Поставленные задачи и цели решаются на материале стихотворения Н.М. Языкова "Элегия" (1839). Мне бы не хотелось обращаться здесь к обсуждению вопросов жанра (иначе статья была бы несколько другой и носила бы другое имя), но нельзя не заметить, что в руках Н.М. Языкова элегия как жанр переживает свою глубокую усталость. Часто тексты поэта, обозначенные как "элегии", таковыми, собственно, и не являются, что и привлекает к ним интерес: обозначение жанра навязывает тексту уже не вписывающееся в рамки жанра содержание, а это чревато "семантическим взрывом" или даже серией взрывов.
Итак, "Элегия" :

Здесь горы с двух сторон стоят как две стены;
Меж ними тесный дол - и царство тишины,
Однообразие в глуши уединенья;
Градские суеты, градские наслажденья
Здесь редко видятся и слышатся: порой
Пройдет с курантами потешник площадной,
Старик, усердный жрец и музыки и Вакха;
Пройдет комедия: сын Брута или Гракха,
И свищет он в свирель, и бьет он в барабан,
Ведя полдюжины голодных обезьян.
Тоска несносная! Но есть одна отрада:
Между густых ветвей общественного сада
Мелькает легкая, летучая, как тень,
Красавица. - Светла и весела, как день,
Она живительно бодрит и поднимает
Мой падающий дух, она воспламеняет
Во мне желание писать стихи ей в честь,
Стихи любовные. Еще отрада есть:
Вот вечер, воздух свеж, деревья потемнели,
И, чу! поет она; серебряные трели,
Играя и кружась, взвиваясь надо мной,
Манят, зовут меня волшебно в мир иной,
В мои былые дни, - И нега в грудь мне льется,
И сладко, сладко мне, а сердце так и бьется!..

Текст отчетливо членится в горизонтальной своей плоскости на две неравные по количеству стихов части. Граница проходит по 11 стиху ("Тоска несносная! Но есть одна отрада!.."), так как оба полустишия содержат знаки смены настроения лирического субъекта (тоска - отрада), подчеркнутые, с одной стороны, их поляризацией на абсолютные начало и конец стиха, а, во-вторых, пролегающим между ними противительным союзом. (Забегая вперед, отмечу саму по себе "переменность" этого стиха, а также то, что "но" находится в непосредственной постцезурной позиции, поскольку, как я постараюсь показать далее, цезура в линеарно заявляемый смысл вносит свое существенное "но".) Не менее замечательно выглядит сонорная цепь рассматриваемого стиха: не - но - на - но - на - ра, где в конфликтных отношениях пребывают мягкий и синестетически "нежный" (н) и твердый, "агрессивный" (р). Это понуждает констатировать логический тупик, явное противоречие: коннотации "агрессии" (негатива) и "нежности" (позитива) обнимают - соответственно - денотаты "отрады" и "несносности". Иначе говоря, элементы формы слова (в данном случае звук) вступают в противоречивые отношения с непосредственным его содержанием (в обоих случаях).

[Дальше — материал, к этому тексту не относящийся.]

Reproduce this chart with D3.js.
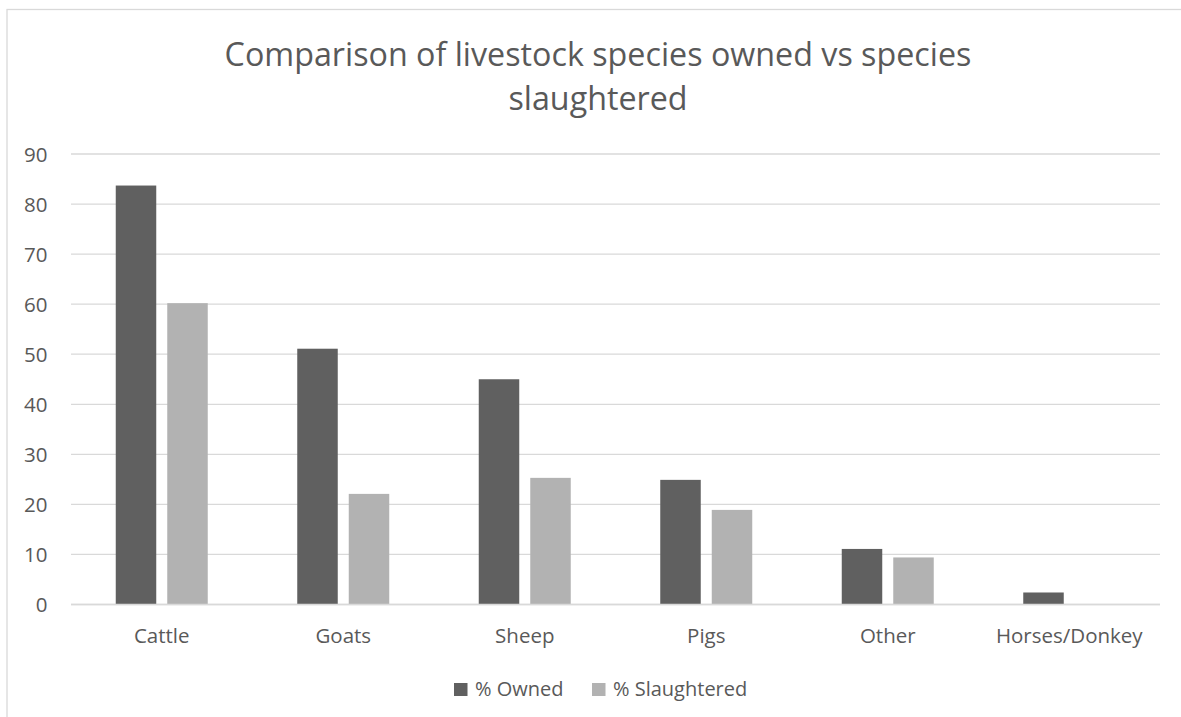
<!DOCTYPE html>
<html>
<head>
<meta charset="utf-8">
<script src="https://cdn.jsdelivr.net/npm/d3@7/dist/d3.min.js"></script>
<style>
  html, body { margin: 0; padding: 0; background: #fff; }
  svg { display: block; }
  text { font-family: "Open Sans", "Noto Sans", sans-serif; fill: #595959; }
</style>
</head>
<body>
<svg id="chart" width="1181" height="717"></svg>
<script>
// Livestock categories and the two percentage series
const categories = ["Cattle", "Goats", "Sheep", "Pigs", "Other", "Horses/Donkey"];
const seriesNames = ["% Owned", "% Slaughtered"];
const owned = [83.7, 51.1, 45.0, 24.9, 11.1, 2.4];
const slaughtered = [60.2, 22.1, 25.3, 18.9, 9.4, 0];
const yTicks = [0, 10, 20, 30, 40, 50, 60, 70, 80, 90];
const titleLines = ["Comparison of livestock species owned vs species", "slaughtered"];

const colors = { "% Owned": "#606060", "% Slaughtered": "#b2b2b2" };
const seriesValues = { "% Owned": owned, "% Slaughtered": slaughtered };

const svg = d3.select("#chart");

// Chart frame
svg.append("rect")
  .attr("x", 7).attr("y", 9.5)
  .attr("width", 1182).attr("height", 720)
  .attr("fill", "none").attr("stroke", "#d9d9d9").attr("stroke-width", 1.3);

// Plot area
const plot = { left: 71, right: 1160, top: 154, bottom: 604.5 };

const x0 = d3.scaleBand().domain(categories).range([plot.left, plot.right]).padding(0);
const x1 = d3.scaleBand().domain(seriesNames).range([0, x0.bandwidth()])
  .paddingInner(0.2136).paddingOuter(0.869);
const y = d3.scaleLinear().domain([0, 90]).range([plot.bottom, plot.top]);

// Horizontal gridlines
svg.append("g").selectAll("line").data(yTicks).join("line")
  .attr("x1", plot.left).attr("x2", plot.right)
  .attr("y1", d => y(d)).attr("y2", d => y(d))
  .attr("stroke", "#d9d9d9").attr("stroke-width", 1.3);

// Y axis labels
const yAxis = d3.axisLeft(y).tickValues(yTicks).tickSize(0).tickPadding(0);
const yg = svg.append("g").attr("transform", `translate(47.5,0)`).call(yAxis);
yg.select(".domain").remove();
yg.selectAll("text")
  .attr("font-size", 20.5)
  .style("font-family", "'Open Sans', sans-serif")
  .attr("fill", "#595959")
  .attr("dy", "0.36em");

// Bars
const groups = svg.append("g").selectAll("g").data(categories).join("g")
  .attr("transform", d => `translate(${x0(d)},0)`);
groups.selectAll("rect")
  .data((c, i) => seriesNames.map(s => ({ s, v: seriesValues[s][i] })))
  .join("rect")
  .filter(d => d.v > 0)
  .attr("x", d => x1(d.s))
  .attr("width", x1.bandwidth())
  .attr("y", d => y(d.v))
  .attr("height", d => y(0) - y(d.v))
  .attr("fill", d => colors[d.s]);

// Zero baseline redrawn on top
svg.append("line")
  .attr("x1", plot.left).attr("x2", plot.right)
  .attr("y1", y(0)).attr("y2", y(0))
  .attr("stroke", "#d9d9d9").attr("stroke-width", 1.3);

// X axis labels
const xAxis = d3.axisBottom(x0).tickSize(0).tickPadding(0);
const xg = svg.append("g").attr("transform", `translate(0,${plot.bottom})`).call(xAxis);
xg.select(".domain").remove();
xg.selectAll("text")
  .attr("font-size", 20.5)
  .style("font-family", "'Open Sans', sans-serif")
  .attr("fill", "#595959")
  .attr("y", 38.2).attr("dy", 0);

// Title, sized so the first line spans its intended width
const title = svg.append("g");
const titleText = title.selectAll("text").data(titleLines).join("text")
  .attr("x", 598)
  .attr("y", (d, i) => 66 + i * 43.5)
  .attr("text-anchor", "middle")
  .attr("font-size", 32)
  .text(d => d);
const w = titleText.nodes()[0].getComputedTextLength();
const fs = 32 * 747 / w;
titleText.attr("font-size", fs);

// Legend
const legendItems = [
  { name: "% Owned", sx: 454, tx: 475 },
  { name: "% Slaughtered", sx: 592, tx: 613 }
];
const legend = svg.append("g");
legend.selectAll("rect").data(legendItems).join("rect")
  .attr("x", d => d.sx).attr("y", 683)
  .attr("width", 13.5).attr("height", 13)
  .attr("fill", d => colors[d.name]);
legend.selectAll("text").data(legendItems).join("text")
  .attr("x", d => d.tx).attr("y", 696)
  .attr("font-size", 20)
  .text(d => d.name);
</script>
</body>
</html>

Обе части находятся в отношениях сверхупорядоченной структурности, выстраивая серию бинарных оппозиций:

пейзаж - медитация: первая часть дает более или менее представимую картину; геометрия актуального для лирического субъекта пространства четко определяется в вертикали (горы) и в горизонтали (дол);

вторая часть от пейзажа оставляет только "общественный сад"; в остальном точка зрения оборачивается во внутреннее, эксплицитно (то есть зримо) не выраженное пространство героя, и постепенно текст склоняется к медитативности "воспламененного духа";

телесность - бестелесность: телесные перегрузки ("горы", "дол", так или иначе перемещающиеся тела "потешника", "комедии" со свирелью, барабаном и обезьянами) сменяются "легкой, летучей как тень Красавицей"; лирический субъект, мнемонически перемещенный в "былые дни", до известной степени утрачивает свое тело, о котором напоминает только "бьющееся сердце";

тяжесть - легкость; статика - динамика: возвышающиеся и тем самым подавляющие "горы с двух сторон" как бы прижимают к земле; "тишина" предстает как не-движение звука, его статическое состояние;

наконец, "однообразие", поглощающее все "градские суеты" и "наслажденья", которые поэтому не вносят в экзистенцию лирического субъекта динамического обновления; во второй же части "красавица" "играет и кружится, взвиваясь"; первая половина текста, покрывающая собой первые десять стихов, представляет одну сплошную, усложненную синтаксическую конструкцию; в этом "желеобразном" синтаксисе субъект, образно говоря, тонет: вот почему "красавица", реанимирующая его креативный потенциал, целиком и полностью им принимается и приветствуется.

Два последних замечания обозначают еще одну оппозицию:

танатичность - эротичность; узкое - широкое: теснящее субъекта настоящее (актуальное) состояние (горы как "две стены", "тесный дол") сменяется широтой медитативного полета, который, под воздействием реанимированных творческих способностей, усиливает и приближает позитивное будущее (потенциальное) его состояние; эта оппозиция ярко представлена ударным вокализмом текста: нагнетание "узких" звуков (у), (и) в первой части выразительно оттеняется прогрессирующим "широким" (а): с 10 употреблений в 1 половине до 24 во второй.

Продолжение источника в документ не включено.